The “fracturing” the LVVTA said needed fixing was exactly what Cassidy had said would happen back in 2008. He identified “incorrect suspension geometry” and “poor workmanship” back then too. Cassidy is one of the NZTA’s most reputable professional engineers. Why wasn’t his 2008 warning to the NZTA and ACC acted on? Why wasn’t it passed to the LVVTA, which is indirectly responsible for certifying wheelchair-access vehicles.

NZTA CERTIFIER’S TIME FRAME WAS ‘VERY LIMITED’ …

LVVTA chief Tony Johnson said he never received a copy of Cassidy’s 2008 letter. “Had we been made aware of the issues identified by Mr Cassidy we certainly would have become involved earlier,” he said.

Johnson said the LVVTA didn’t certify the vehicles. “Nor do we certify any vehicles. Modified vehicles are inspected and approved by independent LVV certifiers who are appointed by the NZTA. LVVTA’s role is to provide technical support and training to the LVV certifiers.”
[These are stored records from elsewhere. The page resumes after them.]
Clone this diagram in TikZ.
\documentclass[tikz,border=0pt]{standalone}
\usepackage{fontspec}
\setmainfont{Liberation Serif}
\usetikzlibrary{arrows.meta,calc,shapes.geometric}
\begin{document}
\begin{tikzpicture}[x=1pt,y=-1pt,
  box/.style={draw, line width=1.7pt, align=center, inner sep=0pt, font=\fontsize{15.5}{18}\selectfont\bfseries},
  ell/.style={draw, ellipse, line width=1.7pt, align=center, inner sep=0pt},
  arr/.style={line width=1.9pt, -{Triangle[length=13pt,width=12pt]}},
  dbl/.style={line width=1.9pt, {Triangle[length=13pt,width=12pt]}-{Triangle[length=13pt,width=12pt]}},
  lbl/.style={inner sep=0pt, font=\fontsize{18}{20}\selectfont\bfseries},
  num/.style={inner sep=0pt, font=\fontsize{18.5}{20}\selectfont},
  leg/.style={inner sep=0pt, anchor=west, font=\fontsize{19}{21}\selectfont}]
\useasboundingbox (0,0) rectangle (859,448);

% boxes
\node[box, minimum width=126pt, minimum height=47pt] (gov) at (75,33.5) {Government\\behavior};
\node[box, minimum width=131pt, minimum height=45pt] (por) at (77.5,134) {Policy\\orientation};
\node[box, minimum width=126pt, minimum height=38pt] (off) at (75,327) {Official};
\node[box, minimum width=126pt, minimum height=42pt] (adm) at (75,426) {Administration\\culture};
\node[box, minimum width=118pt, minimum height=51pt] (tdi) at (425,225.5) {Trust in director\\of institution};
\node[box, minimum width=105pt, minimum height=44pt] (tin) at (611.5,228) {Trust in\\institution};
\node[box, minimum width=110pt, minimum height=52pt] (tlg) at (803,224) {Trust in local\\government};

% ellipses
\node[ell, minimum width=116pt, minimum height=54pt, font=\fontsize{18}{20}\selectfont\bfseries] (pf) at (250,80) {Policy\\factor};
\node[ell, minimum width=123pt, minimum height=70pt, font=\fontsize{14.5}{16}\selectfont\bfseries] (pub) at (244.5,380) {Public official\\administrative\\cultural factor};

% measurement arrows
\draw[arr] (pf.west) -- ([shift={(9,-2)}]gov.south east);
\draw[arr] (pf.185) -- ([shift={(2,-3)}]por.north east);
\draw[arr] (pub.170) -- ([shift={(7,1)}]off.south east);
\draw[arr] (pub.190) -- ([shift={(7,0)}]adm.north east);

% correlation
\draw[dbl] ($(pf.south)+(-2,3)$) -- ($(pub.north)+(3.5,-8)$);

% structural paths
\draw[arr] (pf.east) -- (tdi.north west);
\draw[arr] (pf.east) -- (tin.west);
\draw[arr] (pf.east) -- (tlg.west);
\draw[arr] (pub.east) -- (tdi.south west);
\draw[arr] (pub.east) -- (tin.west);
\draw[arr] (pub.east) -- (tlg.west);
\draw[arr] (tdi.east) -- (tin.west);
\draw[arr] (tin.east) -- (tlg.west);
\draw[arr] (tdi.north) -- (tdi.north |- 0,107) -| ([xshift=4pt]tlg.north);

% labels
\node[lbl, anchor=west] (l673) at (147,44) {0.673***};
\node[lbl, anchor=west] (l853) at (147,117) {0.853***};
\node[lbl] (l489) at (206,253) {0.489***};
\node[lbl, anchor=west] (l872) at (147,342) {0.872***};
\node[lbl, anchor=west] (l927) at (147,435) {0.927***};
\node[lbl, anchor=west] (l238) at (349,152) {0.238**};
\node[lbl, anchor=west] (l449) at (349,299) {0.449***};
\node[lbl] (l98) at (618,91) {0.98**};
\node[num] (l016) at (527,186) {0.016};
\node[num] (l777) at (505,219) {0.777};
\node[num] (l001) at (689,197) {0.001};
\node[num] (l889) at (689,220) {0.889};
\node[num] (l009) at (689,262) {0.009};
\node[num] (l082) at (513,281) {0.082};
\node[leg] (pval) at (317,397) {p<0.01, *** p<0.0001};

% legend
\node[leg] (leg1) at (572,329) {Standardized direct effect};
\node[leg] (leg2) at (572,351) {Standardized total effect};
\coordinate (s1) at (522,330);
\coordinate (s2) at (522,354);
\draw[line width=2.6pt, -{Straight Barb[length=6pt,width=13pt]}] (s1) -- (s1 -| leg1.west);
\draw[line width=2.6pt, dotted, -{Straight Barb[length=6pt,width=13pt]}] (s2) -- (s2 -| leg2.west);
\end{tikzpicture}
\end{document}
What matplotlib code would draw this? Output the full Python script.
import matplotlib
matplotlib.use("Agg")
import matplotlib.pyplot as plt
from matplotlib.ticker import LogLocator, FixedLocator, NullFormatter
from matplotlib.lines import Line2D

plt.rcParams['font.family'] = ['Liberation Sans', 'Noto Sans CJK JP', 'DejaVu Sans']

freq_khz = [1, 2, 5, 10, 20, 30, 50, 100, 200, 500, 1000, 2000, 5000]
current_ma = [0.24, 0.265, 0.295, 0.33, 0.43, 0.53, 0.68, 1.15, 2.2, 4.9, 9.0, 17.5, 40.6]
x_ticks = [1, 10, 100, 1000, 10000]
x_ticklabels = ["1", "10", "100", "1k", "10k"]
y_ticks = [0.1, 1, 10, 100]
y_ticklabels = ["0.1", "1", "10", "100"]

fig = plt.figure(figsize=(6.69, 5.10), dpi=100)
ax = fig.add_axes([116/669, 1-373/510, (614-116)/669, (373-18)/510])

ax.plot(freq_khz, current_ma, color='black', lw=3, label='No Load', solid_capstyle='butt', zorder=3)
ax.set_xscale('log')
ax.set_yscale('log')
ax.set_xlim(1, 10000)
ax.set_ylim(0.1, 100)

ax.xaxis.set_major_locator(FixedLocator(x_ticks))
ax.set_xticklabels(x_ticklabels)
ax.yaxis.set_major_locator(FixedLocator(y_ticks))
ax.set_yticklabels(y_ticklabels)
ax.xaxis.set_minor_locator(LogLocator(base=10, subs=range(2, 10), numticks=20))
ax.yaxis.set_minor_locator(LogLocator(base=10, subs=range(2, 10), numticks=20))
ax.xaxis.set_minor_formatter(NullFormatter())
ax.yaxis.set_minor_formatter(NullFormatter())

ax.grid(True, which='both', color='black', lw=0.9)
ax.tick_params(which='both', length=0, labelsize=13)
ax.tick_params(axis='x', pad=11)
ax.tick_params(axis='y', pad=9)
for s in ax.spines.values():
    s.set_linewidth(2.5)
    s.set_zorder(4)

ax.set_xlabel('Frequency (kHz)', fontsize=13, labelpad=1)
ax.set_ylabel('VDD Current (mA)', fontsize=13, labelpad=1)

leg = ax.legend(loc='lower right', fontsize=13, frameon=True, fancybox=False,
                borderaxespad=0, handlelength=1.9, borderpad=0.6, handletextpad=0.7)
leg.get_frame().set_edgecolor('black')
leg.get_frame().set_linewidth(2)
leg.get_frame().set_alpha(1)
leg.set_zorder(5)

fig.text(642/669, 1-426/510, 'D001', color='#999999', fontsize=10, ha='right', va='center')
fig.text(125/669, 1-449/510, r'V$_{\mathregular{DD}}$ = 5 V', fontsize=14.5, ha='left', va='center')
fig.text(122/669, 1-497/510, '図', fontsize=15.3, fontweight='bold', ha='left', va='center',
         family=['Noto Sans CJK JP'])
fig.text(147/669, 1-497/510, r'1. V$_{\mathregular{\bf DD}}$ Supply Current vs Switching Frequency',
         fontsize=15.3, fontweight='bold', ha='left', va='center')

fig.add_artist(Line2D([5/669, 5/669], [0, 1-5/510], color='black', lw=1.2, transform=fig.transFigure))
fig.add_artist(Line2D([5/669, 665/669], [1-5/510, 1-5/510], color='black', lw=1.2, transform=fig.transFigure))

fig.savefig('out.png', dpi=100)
He said he understood the certifier’s time frame to inspect the vehicles was “very limited.” “I also believe he would have based some of his decisions that the vehicles were sound after reviewing the vehicles’ European type-approval certification, which was presented to the ACC team at the time of inspection,” Johnson said.
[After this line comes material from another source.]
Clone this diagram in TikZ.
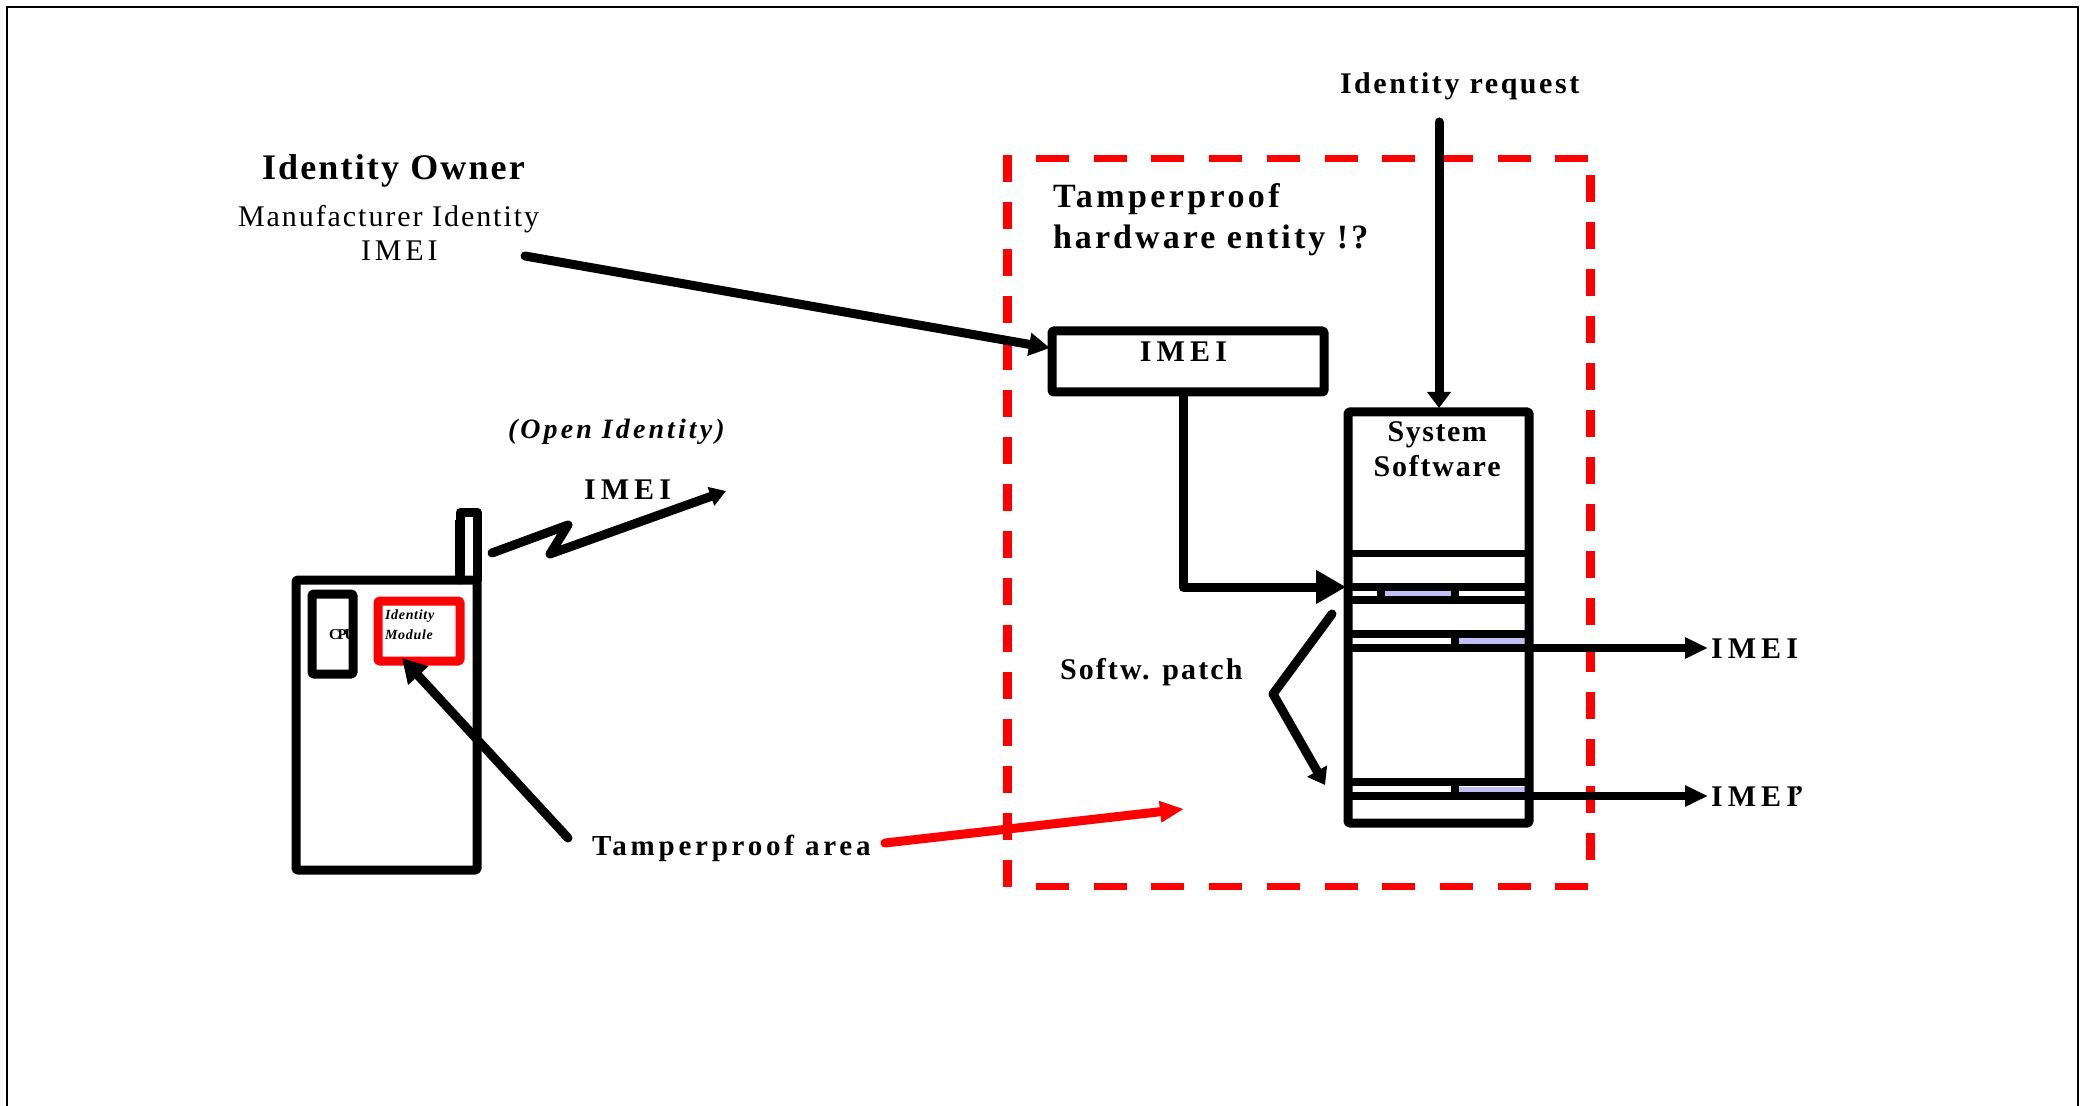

Johnson said he agreed that there were problems with the vehicles’ design and construction. “But in balance they would have been very difficult for (the certifier) to identify in isolation. It’s easier to identify problems with the luxury of several heads, and several hours, particularly when someone is bringing problems to your attention.”

But engineer Cassidy identified on his own, in a few minutes, in a Tauranga driveway, in the dark, with a torch, that the modified vehicles for which the ACC had paid $8.34 million didn’t stack up.
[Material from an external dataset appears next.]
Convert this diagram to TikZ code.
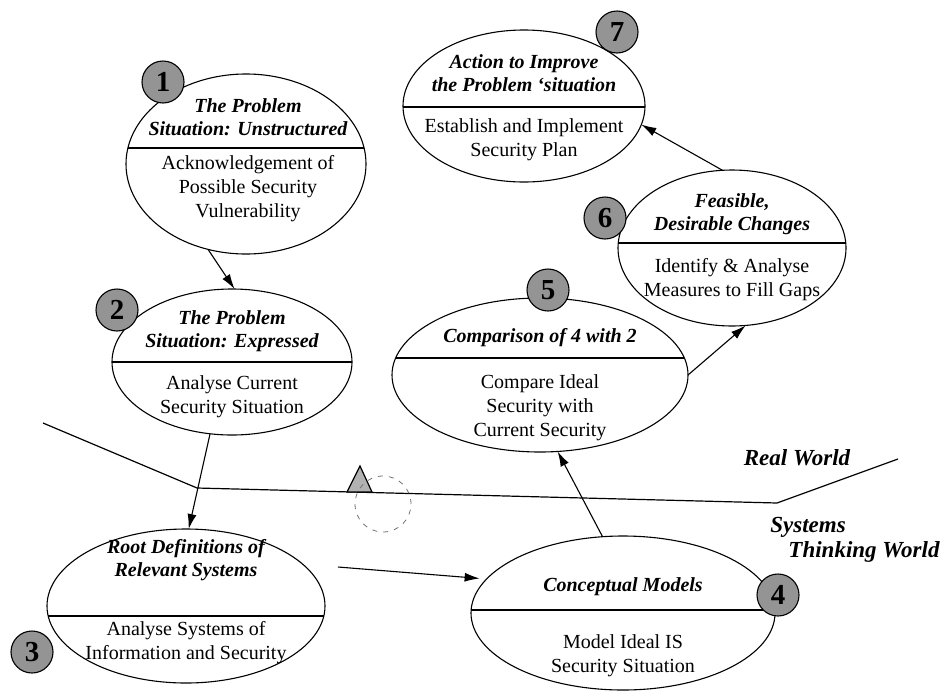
\documentclass[tikz,border=0pt]{standalone}
\usepackage{fontspec}
\setmainfont{Liberation Serif}
\usetikzlibrary{shapes.geometric,arrows.meta}
\begin{document}
\begin{tikzpicture}[x=1pt,y=-1pt,
  phase/.style={ellipse,draw,line width=1.1pt,inner sep=0pt,outer sep=0pt},
  divider/.style={line width=1.5pt},
  head/.style={align=center,inner sep=0pt,font=\fontsize{20}{23}\selectfont\bfseries\itshape},
  body/.style={align=center,inner sep=0pt,font=\fontsize{20}{24}\selectfont},
  num/.style={circle,draw,line width=1.1pt,fill=black!42,minimum size=42pt,inner sep=0pt,
    font=\fontsize{29}{29}\selectfont\bfseries},
  arr/.style={line width=1.1pt,-{Latex[length=15pt,width=9pt]}},
  world/.style={inner sep=0pt,font=\fontsize{23}{26}\selectfont\bfseries\itshape},
]
\useasboundingbox (0,0) rectangle (949,691);

% boundary between the real world and systems thinking
\coordinate (w0) at (43,423);
\coordinate (w1) at (197,488);
\coordinate (w2) at (777,503);
\coordinate (w3) at (898,459);
\draw[line width=1.2pt] (w0) -- (w1) -- (w2) -- (w3);
\draw[fill=black!30,line width=1.2pt] (347,492) -- (360,466) -- (372,492) -- cycle;
\draw[black!55,line width=0.8pt,dash pattern=on 5pt off 6pt] (383,504) circle[radius=28pt];

% stage 1
\node[phase,minimum width=240pt,minimum height=180pt] (e1) at (246,164) {};
\begin{scope}\clip (246,164) ellipse[x radius=120pt,y radius=90pt];
\draw[divider] (100,148) -- (400,148);\end{scope}
\node[head] (h1) at (248,117) {The Problem\\Situation: Unstructured};
\node[body] (b1) at (248,189) {Acknowledgement of\\Possible Security\\Vulnerability};

% stage 7
\node[phase,minimum width=242pt,minimum height=152pt] (e7) at (524,106) {};
\begin{scope}\clip (524,106) ellipse[x radius=121pt,y radius=76pt];
\draw[divider] (380,107) -- (680,107);\end{scope}
\node[head] (h7) at (524,73) {Action to Improve\\the Problem ‘situation};
\node[body] (b7) at (524,140) {Establish and Implement\\Security Plan};

% stage 6
\node[phase,minimum width=228pt,minimum height=156pt] (e6) at (732,248) {};
\begin{scope}\clip (732,248) ellipse[x radius=114pt,y radius=78pt];
\draw[divider] (600,243) -- (860,243);\end{scope}
\node[head] (h6) at (732,214) {Feasible,\\Desirable Changes};
\node[body] (b6) at (732,280) {Identify \& Analyse\\Measures to Fill Gaps};

% stage 2
\node[phase,minimum width=240pt,minimum height=146pt] (e2) at (232,362) {};
\begin{scope}\clip (232,362) ellipse[x radius=120pt,y radius=73pt];
\draw[divider] (100,362) -- (370,362);\end{scope}
\node[head] (h2) at (232,331) {The Problem\\Situation: Expressed};
\node[body] (b2) at (232,397) {Analyse Current\\Security Situation};

% stage 5
\node[phase,minimum width=296pt,minimum height=154pt] (e5) at (540,375) {};
\begin{scope}\clip (540,375) ellipse[x radius=148pt,y radius=77pt];
\draw[divider] (380,358) -- (700,358);\end{scope}
\node[head] (h5) at (540,338) {Comparison of 4 with 2};
\node[body] (b5) at (540,408) {Compare Ideal\\Security with\\Current Security};

% stage 3
\node[phase,minimum width=278pt,minimum height=154pt] (e3) at (186,606) {};
\begin{scope}\clip (186,606) ellipse[x radius=139pt,y radius=77pt];
\draw[divider] (40,616) -- (340,616);\end{scope}
\node[head] (h3) at (186,560) {Root Definitions of\\Relevant Systems};
\node[body] (b3) at (186,643) {Analyse Systems of\\Information and Security};

% stage 4
\node[phase,minimum width=304pt,minimum height=154pt] (e4) at (623,613) {};
\begin{scope}\clip (623,613) ellipse[x radius=152pt,y radius=77pt];
\draw[divider] (460,610) -- (790,610);\end{scope}
\node[head] (h4) at (623,587) {Conceptual Models};
\node[body] (b4) at (623,656) {Model Ideal IS\\Security Situation};

% flow between the stages
\coordinate (c34) at (338,567);
\draw[arr] (e1.-114) -- (e2.88);
\draw[arr] (e2.-107) -- (e3.88);
\draw[arr,shorten >=7pt] (c34) -- (e4.166);
\draw[arr] (e4.105) -- (e5.-77);
\draw[arr] (e5.0) -- (e6.-80);
\draw[arr] (e6.97) -- (e7.-9);

% stage numbers
\node[num] (n1) at (163,82) {1};
\node[num] (n2) at (117,310) {2};
\node[num] (n3) at (32,652) {3};
\node[num] (n4) at (778,595) {4};
\node[num] (n5) at (548,290) {5};
\node[num] (n6) at (605,218) {6};
\node[num] (n7) at (617,32) {7};

% world labels
\node[world] (rw) at (797,458) {Real World};
\node[world] (sys) at (808,527) {Systems};
\node[world] (tw) at (864,552) {Thinking World};
\end{tikzpicture}
\end{document}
Weeks later, with the NZTA’s Adams and LVV certifier Miller in tow, Cassidy inspected an identical example, this time for three or four hours, in a garage workshop, on and off a hoist. Days later, the NZTA rejected Cassidy’s report that the vehicles were badly flawed. Since then the NZ taxpayer has had to fork out hundreds of thousands of dollars to fix what the NZTA said in 2008 wasn’t a problem.

MY COMMENT ON THIS
All modified vehicles entering the NZ Fleet need to be LVV Certified, according to the Vehicle Standards Compliance Rule 2002, Clause 6.5(1)(c)

Clause 3.2 Action following failure to comply with conditions of appointment or with this rule
3.2(1) If the Director has reason to believe that a vehicle inspector or inspecting organisation has failed to comply with any of the conditions of their appointment, or has failed to comply with this rule, the Director may require the inspector or organisation to undergo such an investigation and to provide such information as the Director reasonably considers appropriate.

3.2(2) Subject to 3.2(3), if, following an investigation under 3.2(1), the Director is satisfied that a vehicle inspector or inspecting organisation has failed to comply with any of the conditions of their appointment, or failed to comply with this rule, the Director may do one or more of the following:

(a) require that remedial action, such as training, be undertaken by the inspector or organisation;
(b) suspend the whole or any part of the appointment of the inspector or organisation for a specified period or until specified conditions are met;
(c) revoke the whole or any part of the appointment of the inspector or organisation.

THE LOW VOLUME VEHICLE SYSTEM HAS LOST THE ABILITY TO CARRY OUT HIGHER LEVEL CERTIFICATIONS SUCH AS THESE, BECAUSE

A ….. LVV STANDARDS COVER ONLY VERY BASIC MODIFICATIONS.
B ….. THE SKILLED AND QUALIFIED CERTIFIERS HAVE LEFT THE SYSTEM, REPLACED BY ‘HOBBYIST’ CERTIFIERS.

The LVV system is reverting to just a low-level ‘hobby car’ certification system.

We intend to make an official Information Request to NZTA as to how these vehicles were permitted to enter the NZ Fleet, what Technical Evaluation was carried out, and what remedial action the Director will be taking.